By Michael Shaw
Copyright 2006 St. Louis Post-Dispatch, Inc.
Carriers in program
The wireless carriers participating in the SARAA program include: Cingular, Sprint/Nextel, Verizon, T- Mobile and U.S. Cellular.
To sign up for free, log on to
ST. LOUIS POST-DISPATCH
Starting today, St. Louis-area child abduction alerts can be sent via text message to mobile phones for good Samaritans who sign up for the free service.
Police are hoping wireless users who take the time to download games and ring tones also will help police track down missing children.
“We know that the first three hours after an abduction are critical in finding that child,” said St. John Police Chief Terry Milam, chairman of the St. Louis Area Regional Abduction Alert, otherwise known as SARAA. “The whole thing is to use the eyes of the people driving on the streets and highways to help find an automobile used in an abduction.”
SARAA covers 15 counties surrounding St. Louis, including those in Illinois. Missing-child alerts are broadcast on television and radio, appear on transportation departments’ highway message boards and are sent to Metro bus and MetroLink drivers. The launching of the wireless program in the St. Louis area coincides with today being National Missing Children’s Day.
The program to send out alerts via mobile phones began last year nationwide, and today marks the beginning of a major advertising campaign to get the country’s estimated 200 million wireless users to sign up, police said.
Mobile users who can receive text messages can sign up at www.wirelessamberalerts.org. The program determines which alerts will be sent by the ZIP codes entered at the Web site. Advocates stressed that participants will receive messages only from their areas.
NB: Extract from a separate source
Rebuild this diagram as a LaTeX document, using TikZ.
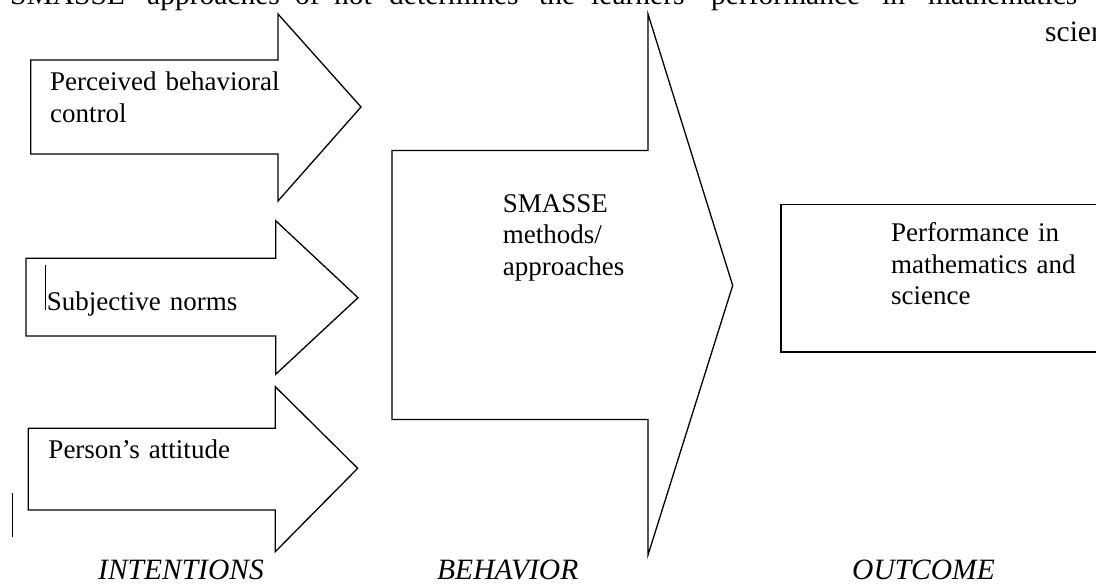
\documentclass[tikz,border=0pt]{standalone}
\usepackage{fontspec}
\setmainfont{Liberation Serif}
\begin{document}
\begin{tikzpicture}[x=1pt,y=-1pt,
  blockshape/.style={draw=black,line width=1.3pt,line join=miter,fill=white},
  boxshape/.style={draw=black,line width=1.6pt,fill=white},
  bodytext/.style={font=\fontsize{27}{31.5}\selectfont,inner sep=0pt,anchor=base west,align=left,text width=260pt},
  toptext/.style={font=\fontsize{29.5}{34}\selectfont,inner sep=0pt,anchor=base west},
  stagelabel/.style={font=\fontsize{29.5}{34}\selectfont\itshape,inner sep=0pt,anchor=base west},
  stray/.style={draw=black,line width=1.2pt}
]
\useasboundingbox (0,0) rectangle (1096,584);
\begin{scope}
\clip (0,0) rectangle (1096,584);
% top (cut) paragraph line
\node[toptext] (w1) at (10,4) {SMASSE};
\node[toptext] (w2) at (147,4) {approaches};
\node[toptext] (w3) at (295,4) {of};
\node[toptext] (w4) at (334,4) {not};
\node[toptext] (w5) at (389,4) {determines};
\node[toptext] (w6) at (539,4) {the};
\node[toptext] (w7) at (591,4) {learners’};
\node[toptext] (w8) at (711,4) {performance};
\node[toptext] (w9) at (882,4) {in};
\node[toptext] (w10) at (928,4) {mathematics};
\node[toptext] (w11) at (1045,41) {science};

% intention arrows
\draw[blockshape] (30.7,60) -- (278,60) -- (278,14) -- (361,107) -- (278,201) -- (278,154) -- (30.7,154) -- cycle;
\draw[blockshape] (26,258.3) -- (275.7,258.3) -- (275.7,220.7) -- (358,297.7) -- (275.7,374.3) -- (275.7,336) -- (26,336) -- cycle;
\draw[blockshape] (28.3,428.3) -- (275.3,428.3) -- (275.3,386.7) -- (357.7,468.3) -- (275.3,551.7) -- (275.3,510) -- (28.3,510) -- cycle;

% behaviour arrow
\draw[blockshape] (392,150.5) -- (648,150.5) -- (648,14) -- (732.7,285.5) -- (648,555) -- (648,419.5) -- (392,419.5) -- cycle;

% outcome box
\draw[boxshape] (781,204.3) rectangle (1110,351.7);

% texts
\node[bodytext] (pbc) at (50,90.7) {Perceived behavioral\\control};
\node[bodytext] (sn) at (46.7,310) {Subjective norms};
\node[bodytext] (pa) at (48.3,458.3) {Person’s attitude};
\node[bodytext] (smasse) at (502.7,212) {SMASSE\\methods/\\approaches};
\node[bodytext] (perf) at (891,241.7) {Performance in\\mathematics and\\science};

% stray cursor marks
\coordinate (c1a) at (45.7,265);
\coordinate (c1b) at (45.7,310);
\draw[draw=black,line width=0.9pt] (c1a) -- (c1b);
\coordinate (c2a) at (12.7,492.7);
\coordinate (c2b) at (12.7,536.7);
\draw[stray] (c2a) -- (c2b);

% stage labels
\node[stagelabel] (intent) at (98,579) {INTENTIONS};
\node[stagelabel] (behav) at (437,579) {BEHAVIOR};
\node[stagelabel] (outc) at (852,579) {OUTCOME};
\end{scope}
\end{tikzpicture}
\end{document}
“It’s not going to be spamming people in California with an alert from New Jersey,” said Bob Hoever, director of special operations at the National Center for Missing and Exploited Children.
“We’re trying to get a million people signed up,” Hoever said. “Actually, we want everybody signed up.”
The regional coordinator for SARAA, Belleville Police Sgt. Jim Dahm, said all major wireless carries were participating, including Cingular, Sprint/Nextel, Verizon, T- Mobile, and U.S. Cellular. The participating carriers make up 96 percent of all mobile phone service nationwide.
The alert system began in the St. Louis area in 2001, and since then, 23 SARAA alerts have been issued. All but three have resulted the safe return of the child, Dahm said. Many calls to police in response to abduction alerts came from mobile phones.